Joni Mitchell's fans have been waiting very impatiently for this album to appear. The universal disappointment in her last year's Hissing of Summer Lawns album has given this latest offering the quality of a critical test, with much of her pop audience at stake. And those who are still eagerly clutching their copies of Blue and singing along with Court and Spark are destined to be disappointed again, because ironically she is still singing the same things.

Mitchell's work has always been highlighted by her stable of familiar characters, lovingly drawn by soon left behind as she carried on her search for love and life and some beautiful elusive intangible. Her familiar family is back again. Indeed, there are even some resurrections, as she stays in the Cactus Tree Motel and she is still leaving them in search of something finer. But how long can she continue searching? Like many other current artists, notably Neil Young, who plays harmonica on one track, Mitchell is at a crossroads, unwilling to continue her hopeful travels, unsure of her outcome, but afraid to stop.

Hejira, the name of her new album, means travelling, the theme underscored, in most of the tracks: searching and coming and going, and the constant fear that her goal may not exist. Her lyrics reveal her torn, and vulnerable. "I wish that he was here tonight/It's so hard to obey/His sad request of me to kindly to stay away/So this is how I hide the hurt/As the road leads cursed and charmed." Unfortunately, her music is equally torn and vulnerable.

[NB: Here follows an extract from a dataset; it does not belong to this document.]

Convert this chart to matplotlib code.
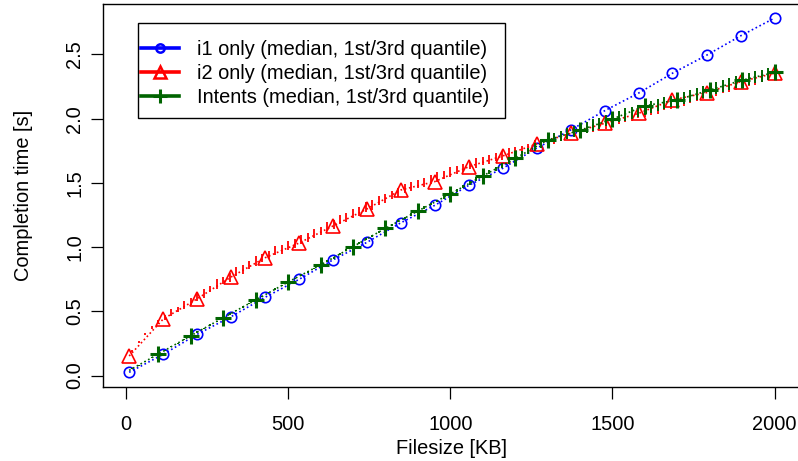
import numpy as np
import matplotlib
matplotlib.use('Agg')
import matplotlib.pyplot as plt
from matplotlib.lines import Line2D
from matplotlib.patches import Rectangle

plt.rcParams['font.family'] = ['Liberation Sans', 'DejaVu Sans']

# marker points (medians, seconds)
i1_x = [10, 115, 219, 324, 429, 534, 638, 743, 848, 952,
        1057, 1162, 1266, 1371, 1476, 1581, 1685, 1790, 1895, 2000]
i1_median = [0.025, 0.165, 0.32, 0.458, 0.609, 0.749, 0.90, 1.037, 1.19, 1.325,
             1.481, 1.614, 1.77, 1.912, 2.062, 2.20, 2.354, 2.494, 2.645, 2.784]

i2_x = i1_x
i2_median = [0.152, 0.44, 0.596, 0.767, 0.917, 1.032, 1.164, 1.297, 1.445, 1.51,
             1.626, 1.71, 1.803, 1.886, 1.964, 2.042, 2.146, 2.203, 2.288, 2.354]

intents_x = [10, 100, 200, 300, 400, 500, 600, 700, 800, 900, 1000,
             1100, 1200, 1300, 1400, 1500, 1600, 1700, 1800, 1900, 2000]
intents_median = [0.04, 0.167, 0.31, 0.45, 0.588, 0.728, 0.861, 1.003, 1.146, 1.281, 1.414,
                  1.554, 1.69, 1.834, 1.91, 1.997, 2.10, 2.146, 2.223, 2.30, 2.36]

# quantile bars, every 20 KB (milliseconds)
bar_x = list(range(20, 2001, 20))

i2_q1 = [185, 255, 312, 364, 400, 435, 460, 498, 515, 552,
         580, 600, 650, 675, 710, 732, 772, 790, 828, 855,
         885, 905, 935, 945, 980, 995, 1022, 1037, 1070, 1095,
         1123, 1140, 1177, 1195, 1225, 1242, 1273, 1290, 1327, 1345,
         1375, 1392, 1418, 1435, 1462, 1470, 1495, 1505, 1528, 1542,
         1570, 1585, 1608, 1617, 1640, 1650, 1672, 1680, 1703, 1715,
         1735, 1750, 1778, 1780, 1802, 1805, 1830, 1840, 1862, 1865,
         1885, 1893, 1920, 1920, 1942, 1955, 1975, 1980, 2008, 2013,
         2032, 2040, 2065, 2073, 2090, 2100, 2125, 2135, 2152, 2160,
         2180, 2200, 2205, 2227, 2238, 2255, 2265, 2287, 2300, 2320]
i2_q3 = [195, 268, 330, 382, 430, 470, 515, 535, 580, 600,
         635, 675, 695, 750, 770, 795, 845, 860, 895, 930,
         950, 970, 1005, 1020, 1050, 1060, 1095, 1110, 1140, 1160,
         1195, 1210, 1250, 1265, 1295, 1310, 1350, 1365, 1400, 1415,
         1440, 1460, 1495, 1510, 1525, 1540, 1565, 1585, 1595, 1620,
         1635, 1650, 1665, 1690, 1700, 1720, 1730, 1745, 1770, 1780,
         1790, 1805, 1835, 1845, 1855, 1875, 1888, 1900, 1920, 1930,
         1945, 1955, 1978, 1987, 2005, 2015, 2038, 2047, 2065, 2075,
         2095, 2105, 2128, 2137, 2155, 2167, 2185, 2195, 2218, 2227,
         2245, 2257, 2278, 2290, 2302, 2323, 2335, 2347, 2365, 2385]

intents_q1 = [52, 77, 106, 136, 163, 191, 220, 249, 277, 305,
              333, 361, 389, 417, 445, 473, 500, 529, 556, 583,
              610, 639, 666, 694, 722, 749, 776, 802, 829, 855,
              883, 911, 940, 968, 996, 1025, 1053, 1082, 1110, 1139,
              1165, 1192, 1219, 1246, 1273, 1299, 1325, 1352, 1378, 1404,
              1430, 1458, 1485, 1512, 1540, 1566, 1592, 1618, 1645, 1670,
              1695, 1722, 1748, 1775, 1800, 1815, 1830, 1842, 1858, 1870,
              1890, 1905, 1920, 1940, 1955, 1972, 1985, 2000, 2015, 2030,
              2045, 2060, 2072, 2090, 2100, 2118, 2130, 2148, 2160, 2178,
              2192, 2208, 2222, 2238, 2252, 2265, 2276, 2288, 2300, 2310]
intents_q3 = [58, 84, 114, 144, 172, 199, 230, 257, 287, 315,
              343, 371, 399, 427, 456, 483, 512, 539, 567, 594,
              622, 650, 678, 706, 734, 761, 788, 815, 841, 868,
              896, 925, 953, 982, 1010, 1039, 1068, 1096, 1125, 1154,
              1181, 1208, 1236, 1262, 1290, 1317, 1344, 1370, 1397, 1424,
              1455, 1484, 1512, 1542, 1570, 1598, 1626, 1654, 1682, 1712,
              1745, 1775, 1808, 1840, 1870, 1890, 1905, 1925, 1940, 1955,
              1975, 1995, 2005, 2030, 2045, 2060, 2080, 2090, 2110, 2125,
              2140, 2150, 2170, 2180, 2195, 2210, 2225, 2240, 2255, 2270,
              2285, 2300, 2315, 2330, 2345, 2358, 2370, 2382, 2395, 2420]

labels = ['i1 only (median, 1st/3rd quantile)',
          'i2 only (median, 1st/3rd quantile)',
          'Intents (median, 1st/3rd quantile)']

blue = '#0000FF'
red = '#FF0000'
green = '#006400'

fig = plt.figure(figsize=(7.98, 4.61), dpi=100)
# plot region runs slightly past the right edge of the image
ax = fig.add_axes([0.1295, 0.1612, 0.8736, 0.8301])

dotted = (0, (1, 1.6))

# i1
ax.plot(i1_x, i1_median, color=blue, lw=1.2, linestyle=dotted)
ax.plot(i1_x, i1_median, color=blue, lw=0, marker='o', ms=7.5,
        mfc='none', mew=1.2)

# i2
bx = np.array(bar_x)
ax.vlines(bx, np.array(i2_q1) / 1000, np.array(i2_q3) / 1000, color=red, lw=1.3)
ax.plot(i2_x, i2_median, color=red, lw=1.2, linestyle=dotted)
ax.plot(i2_x, i2_median, color=red, lw=0, marker='^', ms=9.5,
        mfc='none', mew=1.2)

# intents
ax.vlines(bx, np.array(intents_q1) / 1000, np.array(intents_q3) / 1000,
          color=green, lw=1.4)
ax.plot(intents_x, intents_median, color=green, lw=1.2, linestyle=dotted)
ax.plot(intents_x[1:], intents_median[1:], color=green, lw=0, marker='+',
        ms=11, mew=2.2)

ax.set_xlim(-69.6, 2079.6)
ax.set_ylim(-0.087, 2.893)
ax.set_xticks([0, 500, 1000, 1500, 2000])
ax.set_yticks([0, 0.5, 1.0, 1.5, 2.0, 2.5])
ax.set_yticklabels(['0.0', '0.5', '1.0', '1.5', '2.0', '2.5'])
for lab in ax.get_yticklabels():
    lab.set_rotation(90)
    lab.set_va('center')

ax.tick_params(direction='out', length=8.6, width=0.9, labelsize=14.4,
               color='black')
ax.tick_params(axis='x', pad=12)
ax.tick_params(axis='y', pad=5)
for s in ax.spines.values():
    s.set_linewidth(1.0)

ax.set_xlabel('Filesize [KB]', fontsize=14.4, va='center')
ax.xaxis.set_label_coords(0.5, -0.1605)
ax.set_ylabel('Completion time [s]', fontsize=14.4, va='center')
ax.yaxis.set_label_coords(-0.1140, 0.5)

# legend, box drawn by hand like R's
handles = [
    Line2D([], [], color=blue, lw=2.6, marker='o', ms=6, mfc='none', mew=1.8),
    Line2D([], [], color=red, lw=2.6, marker='^', ms=8, mfc='none', mew=1.8),
    Line2D([], [], color=green, lw=2.6, marker='+', ms=10, mew=2.2),
]
W, H = 798, 461
fig.patches.append(Rectangle((138.3 / W, 1 - 118 / H), (505 - 138.3) / W,
                             (118 - 23.3) / H, transform=fig.transFigure,
                             fill=False, edgecolor='black', lw=1.0))
fig.legend(handles, labels, loc='upper left',
           bbox_to_anchor=(141 / W, 1 - 40 / H), frameon=False,
           fontsize=14.4, handlelength=1.9, handletextpad=0.9,
           labelspacing=0.26, borderpad=0, borderaxespad=0)

fig.savefig('out.png', dpi=100)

To say that the melodies of this album lack the easy accessibility of her earlier work is to invoke a vast understatement: the music of Hejira is adequate at its best. At its worst, it degenerates to two-chord chanting to accompany her poetic flights; certainly not an enhancement in the case of such lyrics as "We're like America and Russia, baby," when concealing melodies would clearly be euthanasia. And even her better efforts can scarcely mask, "Tell those girls that you've got Joni/She's coming back home."

That is the underlying weakness of Hejira- self-centeredness and self-pity new to Mitchell's work. She has moved from the role of insightful observer to enraged participant. Enraged that the mores that she so brilliantly and wittily recorded could be turned against her. Occasionally her humor does crop up, as in "Song for Sharon," but more often we see her comfort in melancholy as she hears Benny Goodman playing real good, for free.

Hejira has its moments. Mitchell is a brilliant lyricist, and "Amelia" and "Song for Sharon" are reminiscent of some of her best works. Hopefully she will stop travelling and searching long enough to find something before her next album.